If you have a USI capable chip, you need not uncomment any of the SPI_DRIVER_USCI-related defines. The USI driver will be automatically enabled with full IRQ support. If you want to supply your own USI ISR, you will need to edit msprf24.c and remove the USI_VECTOR ISR code near the bottom of the file.

The supplied ISR code is very simple; it clears the IFG for the USI and exits from LPM0 mode. Any other device that makes use of the USI module would probably require the same treatment; moreover, you can also make use of the spi_transfer() and spi_transfer16() functions for your own purposes outside the nRF24 operations, so you might not have to write separate USI code.

Also note that msprf24_init() automatically handles an errata from the 2nd-generation MSP430 Value Line chips where an erroneous number of clock bits are produced on the very first SPI transfer--see USI5 in http://www.ti.com/lit/er/slaz072/slaz072.pdf

IRQ,CSN,CE ports (nrf_userconfig.h)

Denotes the MSP430 Port housing the IRQ line from the nRF24 chip; it must be an Interrupt-capable port, usually port 1 or port 2. E.g. if the IRQ pin from the nRF24 is attached to P2.0, this would be defined as 2.

Denotes the pin within the nrfIRQport housing the IRQ line from the nRF24 chip. Set this to one of the BITx macros, e.g. BIT0, BIT1, BIT2. Very important to use the BITx macro and not a straight integer. Port P2.0 would have this defined as BIT0, for example.

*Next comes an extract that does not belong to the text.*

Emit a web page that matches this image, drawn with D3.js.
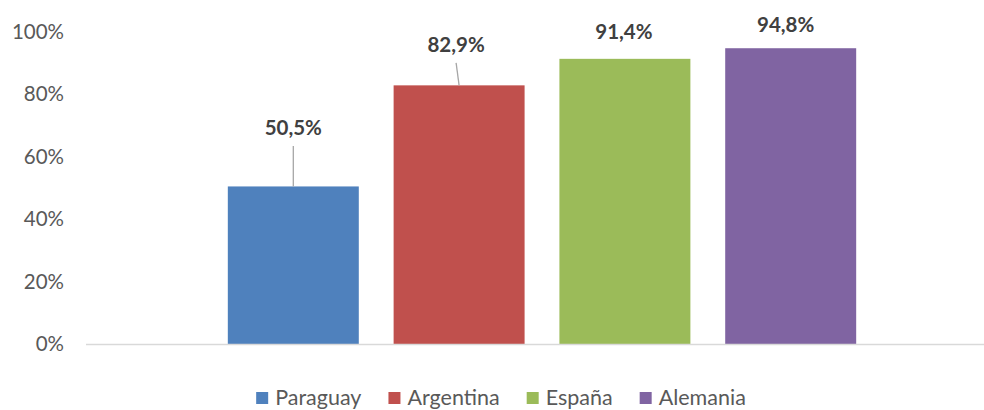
<!DOCTYPE html>
<html>
<head>
<meta charset="utf-8">
<script src="https://cdn.jsdelivr.net/npm/d3@7"></script>
<style>
  body { margin: 0; background: #fff; }
  svg { display: block; font-family: Lato, "Open Sans", sans-serif; }
</style>
</head>
<body>
<div id="chart"></div>
<script>
// data
var countries = ["Paraguay", "Argentina", "España", "Alemania"];
var values = [0.505, 0.829, 0.914, 0.948];
var yTicks = [0, 0.2, 0.4, 0.6, 0.8, 1.0];
var colors = ["#4F81BD", "#C0504D", "#9BBB59", "#8064A2"];

// label placement (label baseline distance above bar top, x nudge)
var labelRaise = [51, 33, 20, 16];
var labelShift = [0, -3, -1, -5];

var width = 984, height = 410;
var svg = d3.select("#chart").append("svg")
    .attr("width", width)
    .attr("height", height);

var y = d3.scaleLinear()
    .domain([0, 1])
    .range([344, 32]);

var x = d3.scaleBand()
    .domain(countries)
    .range([193, 891])
    .padding(0.21);

var fmt = function(v){ return d3.format(".1f")(v*100).replace(".", ",") + "%"; };

// y axis labels
var yAxis = svg.append("g")
    .attr("transform", "translate(64,0)")
    .call(d3.axisLeft(y).tickValues(yTicks).tickSize(0).tickPadding(0)
        .tickFormat(function(d){ return Math.round(d*100) + "%"; }));
yAxis.select(".domain").remove();
yAxis.selectAll("text")
    .attr("fill", "#595959")
    .style("font-size", "20.5px")
    .style("font-family", "Lato, 'Open Sans', sans-serif");

// bars
svg.append("g").selectAll("rect")
    .data(countries)
    .join("rect")
    .attr("x", function(d){ return x(d); })
    .attr("y", function(d, i){ return y(values[i]); })
    .attr("width", x.bandwidth())
    .attr("height", function(d, i){ return y(0) - y(values[i]); })
    .attr("fill", function(d, i){ return colors[i]; });

// baseline
svg.append("line")
    .attr("x1", 86).attr("x2", 984)
    .attr("y1", y(0) + 0.5).attr("y2", y(0) + 0.5)
    .attr("stroke", "#d9d9d9")
    .attr("stroke-width", 1.5);

// leader lines
svg.append("g").selectAll("line")
    .data(countries.filter(function(d, i){ return labelRaise[i] > 25; }))
    .join("line")
    .attr("x1", function(d){ var i = countries.indexOf(d); return x(d) + x.bandwidth()/2 + labelShift[i]; })
    .attr("y1", function(d){ var i = countries.indexOf(d); return y(values[i]) - labelRaise[i] + 10.5; })
    .attr("x2", function(d){ return x(d) + x.bandwidth()/2; })
    .attr("y2", function(d){ var i = countries.indexOf(d); return y(values[i]); })
    .attr("stroke", "#a6a6a6")
    .attr("stroke-width", 1.3);

// value labels
svg.append("g").selectAll("text")
    .data(countries)
    .join("text")
    .attr("x", function(d, i){ return x(d) + x.bandwidth()/2 + labelShift[i]; })
    .attr("y", function(d, i){ return y(values[i]) - labelRaise[i]; })
    .attr("text-anchor", "middle")
    .attr("fill", "#404040")
    .style("font-size", "20.5px")
    .style("font-weight", "bold")
    .text(function(d, i){ return fmt(values[i]); });

// legend
var legend = svg.append("g");
var items = legend.selectAll("g")
    .data(countries)
    .join("g");
items.append("rect")
    .attr("width", 12).attr("height", 12)
    .attr("y", -13)
    .attr("fill", function(d, i){ return colors[i]; });
items.append("text")
    .attr("x", 19)
    .attr("fill", "#595959")
    .style("font-size", "21.5px")
    .text(function(d){ return d; });
var pos = 0;
items.each(function(){
    d3.select(this).attr("transform", "translate(" + pos + ",0)");
    pos += 19 + this.querySelector("text").getComputedTextLength() + 27;
});
var total = pos - 27;
legend.attr("transform", "translate(" + (501 - total/2) + ",405)");
</script>
</body>
</html>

Denotes the MSP430 Port housing the CSN (SPI Chip-Select) pin. This is driven by the MSP430 and may be on any port you please.

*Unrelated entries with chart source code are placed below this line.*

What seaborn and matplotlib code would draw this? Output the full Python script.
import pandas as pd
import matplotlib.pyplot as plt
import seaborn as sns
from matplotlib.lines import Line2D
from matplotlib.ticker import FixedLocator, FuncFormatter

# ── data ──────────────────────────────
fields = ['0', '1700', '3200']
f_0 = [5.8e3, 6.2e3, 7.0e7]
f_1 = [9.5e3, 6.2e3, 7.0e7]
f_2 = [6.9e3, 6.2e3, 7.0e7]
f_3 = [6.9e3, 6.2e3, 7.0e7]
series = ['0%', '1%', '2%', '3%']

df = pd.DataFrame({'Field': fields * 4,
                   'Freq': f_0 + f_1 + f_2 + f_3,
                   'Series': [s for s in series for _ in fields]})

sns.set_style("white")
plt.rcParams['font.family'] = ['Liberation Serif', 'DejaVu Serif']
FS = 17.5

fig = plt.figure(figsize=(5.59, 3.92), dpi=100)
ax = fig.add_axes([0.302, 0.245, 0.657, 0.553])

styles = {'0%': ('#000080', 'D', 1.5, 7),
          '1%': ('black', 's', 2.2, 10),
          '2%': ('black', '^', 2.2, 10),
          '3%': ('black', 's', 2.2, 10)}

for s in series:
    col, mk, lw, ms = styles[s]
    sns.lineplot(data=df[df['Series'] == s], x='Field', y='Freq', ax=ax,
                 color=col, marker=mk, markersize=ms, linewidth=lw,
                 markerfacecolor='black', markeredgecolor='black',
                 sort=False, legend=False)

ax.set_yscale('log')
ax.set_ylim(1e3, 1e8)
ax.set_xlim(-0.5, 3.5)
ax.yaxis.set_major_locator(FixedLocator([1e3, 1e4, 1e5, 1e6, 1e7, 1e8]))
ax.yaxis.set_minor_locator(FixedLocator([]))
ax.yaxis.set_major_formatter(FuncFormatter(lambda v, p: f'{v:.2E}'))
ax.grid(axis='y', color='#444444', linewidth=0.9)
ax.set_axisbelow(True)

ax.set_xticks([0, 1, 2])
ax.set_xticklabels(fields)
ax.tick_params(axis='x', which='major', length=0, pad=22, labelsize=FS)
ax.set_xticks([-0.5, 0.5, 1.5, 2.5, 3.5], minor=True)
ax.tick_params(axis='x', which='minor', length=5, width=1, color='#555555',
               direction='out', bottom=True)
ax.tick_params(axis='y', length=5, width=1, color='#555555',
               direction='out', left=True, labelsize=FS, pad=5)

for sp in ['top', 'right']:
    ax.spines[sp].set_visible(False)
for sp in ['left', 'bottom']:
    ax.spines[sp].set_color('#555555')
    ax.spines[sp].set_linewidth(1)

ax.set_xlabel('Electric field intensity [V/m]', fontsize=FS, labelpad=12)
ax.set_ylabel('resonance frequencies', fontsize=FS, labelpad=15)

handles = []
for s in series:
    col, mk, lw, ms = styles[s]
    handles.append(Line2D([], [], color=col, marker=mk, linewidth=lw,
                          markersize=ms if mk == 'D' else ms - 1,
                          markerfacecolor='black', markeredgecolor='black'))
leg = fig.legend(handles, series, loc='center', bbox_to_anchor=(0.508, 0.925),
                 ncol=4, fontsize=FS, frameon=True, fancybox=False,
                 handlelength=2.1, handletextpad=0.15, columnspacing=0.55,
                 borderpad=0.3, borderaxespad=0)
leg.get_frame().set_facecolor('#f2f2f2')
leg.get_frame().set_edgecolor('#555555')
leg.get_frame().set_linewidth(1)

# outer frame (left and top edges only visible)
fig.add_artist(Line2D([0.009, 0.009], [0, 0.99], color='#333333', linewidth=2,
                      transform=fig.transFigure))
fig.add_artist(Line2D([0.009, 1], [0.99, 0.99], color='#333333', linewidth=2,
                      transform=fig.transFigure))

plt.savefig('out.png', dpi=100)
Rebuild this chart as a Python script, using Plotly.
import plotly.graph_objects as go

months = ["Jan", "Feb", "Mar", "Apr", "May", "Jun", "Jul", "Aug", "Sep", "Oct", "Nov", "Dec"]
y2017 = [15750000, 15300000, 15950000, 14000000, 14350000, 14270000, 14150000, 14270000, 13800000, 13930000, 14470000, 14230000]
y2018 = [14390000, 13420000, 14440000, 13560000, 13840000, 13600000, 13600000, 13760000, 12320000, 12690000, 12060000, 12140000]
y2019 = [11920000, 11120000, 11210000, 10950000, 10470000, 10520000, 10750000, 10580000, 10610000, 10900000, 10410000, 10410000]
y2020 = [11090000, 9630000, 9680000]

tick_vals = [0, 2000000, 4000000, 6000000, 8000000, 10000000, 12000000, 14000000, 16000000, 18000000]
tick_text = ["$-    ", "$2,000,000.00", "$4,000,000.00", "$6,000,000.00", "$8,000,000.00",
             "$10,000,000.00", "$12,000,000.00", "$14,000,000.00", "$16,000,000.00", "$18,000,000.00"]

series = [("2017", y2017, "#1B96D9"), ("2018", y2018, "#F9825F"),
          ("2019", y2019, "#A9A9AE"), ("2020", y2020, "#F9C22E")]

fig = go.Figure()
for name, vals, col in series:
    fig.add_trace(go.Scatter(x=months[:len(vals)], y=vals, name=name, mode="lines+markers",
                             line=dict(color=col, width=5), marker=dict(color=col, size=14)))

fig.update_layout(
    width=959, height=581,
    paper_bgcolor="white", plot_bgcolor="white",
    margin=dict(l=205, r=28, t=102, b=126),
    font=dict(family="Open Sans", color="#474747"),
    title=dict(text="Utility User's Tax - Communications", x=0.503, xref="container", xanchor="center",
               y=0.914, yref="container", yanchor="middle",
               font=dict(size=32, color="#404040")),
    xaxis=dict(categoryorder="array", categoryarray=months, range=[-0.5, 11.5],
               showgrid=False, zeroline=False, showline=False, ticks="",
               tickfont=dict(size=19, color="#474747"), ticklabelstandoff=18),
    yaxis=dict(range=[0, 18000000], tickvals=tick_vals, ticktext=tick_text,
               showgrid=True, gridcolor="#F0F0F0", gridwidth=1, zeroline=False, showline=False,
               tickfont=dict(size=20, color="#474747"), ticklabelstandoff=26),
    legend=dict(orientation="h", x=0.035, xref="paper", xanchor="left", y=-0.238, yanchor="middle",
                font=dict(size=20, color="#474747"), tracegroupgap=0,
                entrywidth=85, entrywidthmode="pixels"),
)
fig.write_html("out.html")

Set this to the SFR name of the relevant port. If nrfCSNport is set to 2, this should be defined as P2OUT. If it's set to 1, this should be defined as P1OUT.

The pin within the nrfCSNport used for the CSN line. Same caveats apply as nrfIRQpin--must use one of the BITx macros.

Denotes the MSP430 Port housing the CE (Chip-Enable) pin. This is driven by the MSP430 and may be on any port you please. This pin is used by the library to enabled active RF transceiver functions, e.g. PRX, Standby-II and PTX modes can't be enabled until this pin is raised high or pulsed.

Similar idea to nrfCSNportout up above. The portout SFR used to drive this port, e.g. P1OUT, P2OUT, P3OUT etc.

Similar to nrfCSNpin and nrfIRQpin up above; denotes which pin on the port is used by this line. Must use one of the BITx macros.